### [STATED PROBLEM]
Take the data that follows and retype it word for word.

### [SUPPLIED INFORMATION]
Start

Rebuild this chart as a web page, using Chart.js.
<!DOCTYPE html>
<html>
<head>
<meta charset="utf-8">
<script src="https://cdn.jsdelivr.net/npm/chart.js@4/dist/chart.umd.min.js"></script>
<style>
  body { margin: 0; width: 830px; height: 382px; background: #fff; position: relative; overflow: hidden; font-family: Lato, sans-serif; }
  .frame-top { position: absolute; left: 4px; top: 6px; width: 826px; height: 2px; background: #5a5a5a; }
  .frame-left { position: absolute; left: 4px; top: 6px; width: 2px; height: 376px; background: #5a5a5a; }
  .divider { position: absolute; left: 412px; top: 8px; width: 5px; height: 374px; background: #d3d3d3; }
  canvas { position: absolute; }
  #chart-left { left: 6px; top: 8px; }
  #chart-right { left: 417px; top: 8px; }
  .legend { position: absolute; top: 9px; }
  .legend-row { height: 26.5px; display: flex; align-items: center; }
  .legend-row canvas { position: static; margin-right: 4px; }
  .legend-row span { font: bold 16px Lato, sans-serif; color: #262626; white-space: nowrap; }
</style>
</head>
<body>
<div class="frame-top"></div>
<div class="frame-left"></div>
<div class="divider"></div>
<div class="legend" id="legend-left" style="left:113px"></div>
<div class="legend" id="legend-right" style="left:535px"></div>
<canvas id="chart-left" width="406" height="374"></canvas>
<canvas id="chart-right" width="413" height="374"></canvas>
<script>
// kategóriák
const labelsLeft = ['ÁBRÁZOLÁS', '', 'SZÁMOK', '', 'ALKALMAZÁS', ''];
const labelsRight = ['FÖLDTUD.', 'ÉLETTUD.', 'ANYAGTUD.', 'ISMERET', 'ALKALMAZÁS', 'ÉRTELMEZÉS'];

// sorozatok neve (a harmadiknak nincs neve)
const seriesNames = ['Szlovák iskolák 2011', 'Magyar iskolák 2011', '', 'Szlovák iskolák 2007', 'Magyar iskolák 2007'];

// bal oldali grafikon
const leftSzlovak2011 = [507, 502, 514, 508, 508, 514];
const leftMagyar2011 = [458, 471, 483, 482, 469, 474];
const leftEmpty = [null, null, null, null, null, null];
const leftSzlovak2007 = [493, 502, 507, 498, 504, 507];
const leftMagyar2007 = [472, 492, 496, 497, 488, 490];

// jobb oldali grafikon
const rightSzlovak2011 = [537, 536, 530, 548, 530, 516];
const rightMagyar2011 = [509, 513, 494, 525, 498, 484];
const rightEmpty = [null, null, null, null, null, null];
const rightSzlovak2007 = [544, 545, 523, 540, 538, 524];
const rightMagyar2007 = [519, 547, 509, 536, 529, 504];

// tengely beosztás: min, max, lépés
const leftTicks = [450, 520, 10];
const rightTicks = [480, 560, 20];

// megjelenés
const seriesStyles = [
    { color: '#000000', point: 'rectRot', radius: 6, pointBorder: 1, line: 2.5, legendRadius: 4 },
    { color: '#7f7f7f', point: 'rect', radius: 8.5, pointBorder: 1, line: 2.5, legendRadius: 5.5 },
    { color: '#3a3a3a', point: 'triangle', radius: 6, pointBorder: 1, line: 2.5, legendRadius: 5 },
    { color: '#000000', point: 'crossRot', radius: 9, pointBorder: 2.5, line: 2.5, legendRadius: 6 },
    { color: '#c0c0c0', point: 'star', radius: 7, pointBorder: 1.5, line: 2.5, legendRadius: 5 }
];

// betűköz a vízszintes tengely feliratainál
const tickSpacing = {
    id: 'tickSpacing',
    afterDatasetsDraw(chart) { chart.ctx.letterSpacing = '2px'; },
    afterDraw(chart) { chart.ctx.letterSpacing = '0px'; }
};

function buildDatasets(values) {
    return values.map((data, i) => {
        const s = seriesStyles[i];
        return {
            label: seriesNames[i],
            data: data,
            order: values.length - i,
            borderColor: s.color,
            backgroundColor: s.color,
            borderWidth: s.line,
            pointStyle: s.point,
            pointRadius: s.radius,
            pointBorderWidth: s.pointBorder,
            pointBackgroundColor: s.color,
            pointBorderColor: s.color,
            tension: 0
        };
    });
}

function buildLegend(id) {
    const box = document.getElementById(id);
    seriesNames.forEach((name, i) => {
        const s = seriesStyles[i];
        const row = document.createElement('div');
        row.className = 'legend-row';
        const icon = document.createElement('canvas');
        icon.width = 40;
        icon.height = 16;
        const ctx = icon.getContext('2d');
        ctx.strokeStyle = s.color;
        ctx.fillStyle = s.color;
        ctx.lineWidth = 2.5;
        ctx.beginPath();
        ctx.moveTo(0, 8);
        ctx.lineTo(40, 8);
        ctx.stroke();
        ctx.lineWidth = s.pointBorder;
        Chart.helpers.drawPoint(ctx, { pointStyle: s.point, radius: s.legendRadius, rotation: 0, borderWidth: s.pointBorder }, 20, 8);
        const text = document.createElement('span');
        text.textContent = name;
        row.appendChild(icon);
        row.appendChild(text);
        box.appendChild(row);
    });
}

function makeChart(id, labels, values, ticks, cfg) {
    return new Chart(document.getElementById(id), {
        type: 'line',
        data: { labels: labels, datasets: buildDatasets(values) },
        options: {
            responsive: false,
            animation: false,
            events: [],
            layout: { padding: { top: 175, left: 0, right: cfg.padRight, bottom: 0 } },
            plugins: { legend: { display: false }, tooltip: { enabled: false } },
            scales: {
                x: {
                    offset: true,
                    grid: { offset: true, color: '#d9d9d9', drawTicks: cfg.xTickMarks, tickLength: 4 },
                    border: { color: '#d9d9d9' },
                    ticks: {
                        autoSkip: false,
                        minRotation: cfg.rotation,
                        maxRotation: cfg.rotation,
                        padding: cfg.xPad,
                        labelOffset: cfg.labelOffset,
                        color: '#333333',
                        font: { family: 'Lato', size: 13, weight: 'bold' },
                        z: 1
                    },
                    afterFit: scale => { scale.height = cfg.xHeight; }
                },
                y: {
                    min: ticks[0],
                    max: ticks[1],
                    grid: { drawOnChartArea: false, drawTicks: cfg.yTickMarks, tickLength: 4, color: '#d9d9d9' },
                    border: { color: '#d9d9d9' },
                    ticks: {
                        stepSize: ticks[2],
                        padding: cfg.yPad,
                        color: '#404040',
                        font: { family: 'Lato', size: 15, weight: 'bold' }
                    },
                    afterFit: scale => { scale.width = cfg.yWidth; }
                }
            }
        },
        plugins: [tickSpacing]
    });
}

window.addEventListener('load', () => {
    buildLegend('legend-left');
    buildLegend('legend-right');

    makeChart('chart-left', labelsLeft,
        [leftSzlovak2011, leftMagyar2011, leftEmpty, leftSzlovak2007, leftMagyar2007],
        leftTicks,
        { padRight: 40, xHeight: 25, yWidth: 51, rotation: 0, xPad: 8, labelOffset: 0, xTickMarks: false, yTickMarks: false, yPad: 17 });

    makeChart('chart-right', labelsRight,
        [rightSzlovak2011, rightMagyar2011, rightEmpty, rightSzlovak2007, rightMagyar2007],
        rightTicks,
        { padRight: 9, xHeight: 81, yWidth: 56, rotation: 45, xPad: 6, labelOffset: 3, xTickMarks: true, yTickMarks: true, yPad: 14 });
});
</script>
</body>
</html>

End

### [THE COMPLETED TASK]
Rebuild this chart as a web page, using Chart.js.
<!DOCTYPE html>
<html>
<head>
<meta charset="utf-8">
<script src="https://cdn.jsdelivr.net/npm/chart.js@4/dist/chart.umd.min.js"></script>
<style>
  body { margin: 0; width: 830px; height: 382px; background: #fff; position: relative; overflow: hidden; font-family: Lato, sans-serif; }
  .frame-top { position: absolute; left: 4px; top: 6px; width: 826px; height: 2px; background: #5a5a5a; }
  .frame-left { position: absolute; left: 4px; top: 6px; width: 2px; height: 376px; background: #5a5a5a; }
  .divider { position: absolute; left: 412px; top: 8px; width: 5px; height: 374px; background: #d3d3d3; }
  canvas { position: absolute; }
  #chart-left { left: 6px; top: 8px; }
  #chart-right { left: 417px; top: 8px; }
  .legend { position: absolute; top: 9px; }
  .legend-row { height: 26.5px; display: flex; align-items: center; }
  .legend-row canvas { position: static; margin-right: 4px; }
  .legend-row span { font: bold 16px Lato, sans-serif; color: #262626; white-space: nowrap; }
</style>
</head>
<body>
<div class="frame-top"></div>
<div class="frame-left"></div>
<div class="divider"></div>
<div class="legend" id="legend-left" style="left:113px"></div>
<div class="legend" id="legend-right" style="left:535px"></div>
<canvas id="chart-left" width="406" height="374"></canvas>
<canvas id="chart-right" width="413" height="374"></canvas>
<script>
// kategóriák
const labelsLeft = ['ÁBRÁZOLÁS', '', 'SZÁMOK', '', 'ALKALMAZÁS', ''];
const labelsRight = ['FÖLDTUD.', 'ÉLETTUD.', 'ANYAGTUD.', 'ISMERET', 'ALKALMAZÁS', 'ÉRTELMEZÉS'];

// sorozatok neve (a harmadiknak nincs neve)
const seriesNames = ['Szlovák iskolák 2011', 'Magyar iskolák 2011', '', 'Szlovák iskolák 2007', 'Magyar iskolák 2007'];

// bal oldali grafikon
const leftSzlovak2011 = [507, 502, 514, 508, 508, 514];
const leftMagyar2011 = [458, 471, 483, 482, 469, 474];
const leftEmpty = [null, null, null, null, null, null];
const leftSzlovak2007 = [493, 502, 507, 498, 504, 507];
const leftMagyar2007 = [472, 492, 496, 497, 488, 490];

// jobb oldali grafikon
const rightSzlovak2011 = [537, 536, 530, 548, 530, 516];
const rightMagyar2011 = [509, 513, 494, 525, 498, 484];
const rightEmpty = [null, null, null, null, null, null];
const rightSzlovak2007 = [544, 545, 523, 540, 538, 524];
const rightMagyar2007 = [519, 547, 509, 536, 529, 504];

// tengely beosztás: min, max, lépés
const leftTicks = [450, 520, 10];
const rightTicks = [480, 560, 20];

// megjelenés
const seriesStyles = [
    { color: '#000000', point: 'rectRot', radius: 6, pointBorder: 1, line: 2.5, legendRadius: 4 },
    { color: '#7f7f7f', point: 'rect', radius: 8.5, pointBorder: 1, line: 2.5, legendRadius: 5.5 },
    { color: '#3a3a3a', point: 'triangle', radius: 6, pointBorder: 1, line: 2.5, legendRadius: 5 },
    { color: '#000000', point: 'crossRot', radius: 9, pointBorder: 2.5, line: 2.5, legendRadius: 6 },
    { color: '#c0c0c0', point: 'star', radius: 7, pointBorder: 1.5, line: 2.5, legendRadius: 5 }
];

// betűköz a vízszintes tengely feliratainál
const tickSpacing = {
    id: 'tickSpacing',
    afterDatasetsDraw(chart) { chart.ctx.letterSpacing = '2px'; },
    afterDraw(chart) { chart.ctx.letterSpacing = '0px'; }
};

function buildDatasets(values) {
    return values.map((data, i) => {
        const s = seriesStyles[i];
        return {
            label: seriesNames[i],
            data: data,
            order: values.length - i,
            borderColor: s.color,
            backgroundColor: s.color,
            borderWidth: s.line,
            pointStyle: s.point,
            pointRadius: s.radius,
            pointBorderWidth: s.pointBorder,
            pointBackgroundColor: s.color,
            pointBorderColor: s.color,
            tension: 0
        };
    });
}

function buildLegend(id) {
    const box = document.getElementById(id);
    seriesNames.forEach((name, i) => {
        const s = seriesStyles[i];
        const row = document.createElement('div');
        row.className = 'legend-row';
        const icon = document.createElement('canvas');
        icon.width = 40;
        icon.height = 16;
        const ctx = icon.getContext('2d');
        ctx.strokeStyle = s.color;
        ctx.fillStyle = s.color;
        ctx.lineWidth = 2.5;
        ctx.beginPath();
        ctx.moveTo(0, 8);
        ctx.lineTo(40, 8);
        ctx.stroke();
        ctx.lineWidth = s.pointBorder;
        Chart.helpers.drawPoint(ctx, { pointStyle: s.point, radius: s.legendRadius, rotation: 0, borderWidth: s.pointBorder }, 20, 8);
        const text = document.createElement('span');
        text.textContent = name;
        row.appendChild(icon);
        row.appendChild(text);
        box.appendChild(row);
    });
}

function makeChart(id, labels, values, ticks, cfg) {
    return new Chart(document.getElementById(id), {
        type: 'line',
        data: { labels: labels, datasets: buildDatasets(values) },
        options: {
            responsive: false,
            animation: false,
            events: [],
            layout: { padding: { top: 175, left: 0, right: cfg.padRight, bottom: 0 } },
            plugins: { legend: { display: false }, tooltip: { enabled: false } },
            scales: {
                x: {
                    offset: true,
                    grid: { offset: true, color: '#d9d9d9', drawTicks: cfg.xTickMarks, tickLength: 4 },
                    border: { color: '#d9d9d9' },
                    ticks: {
                        autoSkip: false,
                        minRotation: cfg.rotation,
                        maxRotation: cfg.rotation,
                        padding: cfg.xPad,
                        labelOffset: cfg.labelOffset,
                        color: '#333333',
                        font: { family: 'Lato', size: 13, weight: 'bold' },
                        z: 1
                    },
                    afterFit: scale => { scale.height = cfg.xHeight; }
                },
                y: {
                    min: ticks[0],
                    max: ticks[1],
                    grid: { drawOnChartArea: false, drawTicks: cfg.yTickMarks, tickLength: 4, color: '#d9d9d9' },
                    border: { color: '#d9d9d9' },
                    ticks: {
                        stepSize: ticks[2],
                        padding: cfg.yPad,
                        color: '#404040',
                        font: { family: 'Lato', size: 15, weight: 'bold' }
                    },
                    afterFit: scale => { scale.width = cfg.yWidth; }
                }
            }
        },
        plugins: [tickSpacing]
    });
}

window.addEventListener('load', () => {
    buildLegend('legend-left');
    buildLegend('legend-right');

    makeChart('chart-left', labelsLeft,
        [leftSzlovak2011, leftMagyar2011, leftEmpty, leftSzlovak2007, leftMagyar2007],
        leftTicks,
        { padRight: 40, xHeight: 25, yWidth: 51, rotation: 0, xPad: 8, labelOffset: 0, xTickMarks: false, yTickMarks: false, yPad: 17 });

    makeChart('chart-right', labelsRight,
        [rightSzlovak2011, rightMagyar2011, rightEmpty, rightSzlovak2007, rightMagyar2007],
        rightTicks,
        { padRight: 9, xHeight: 81, yWidth: 56, rotation: 45, xPad: 6, labelOffset: 3, xTickMarks: true, yTickMarks: true, yPad: 14 });
});
</script>
</body>
</html>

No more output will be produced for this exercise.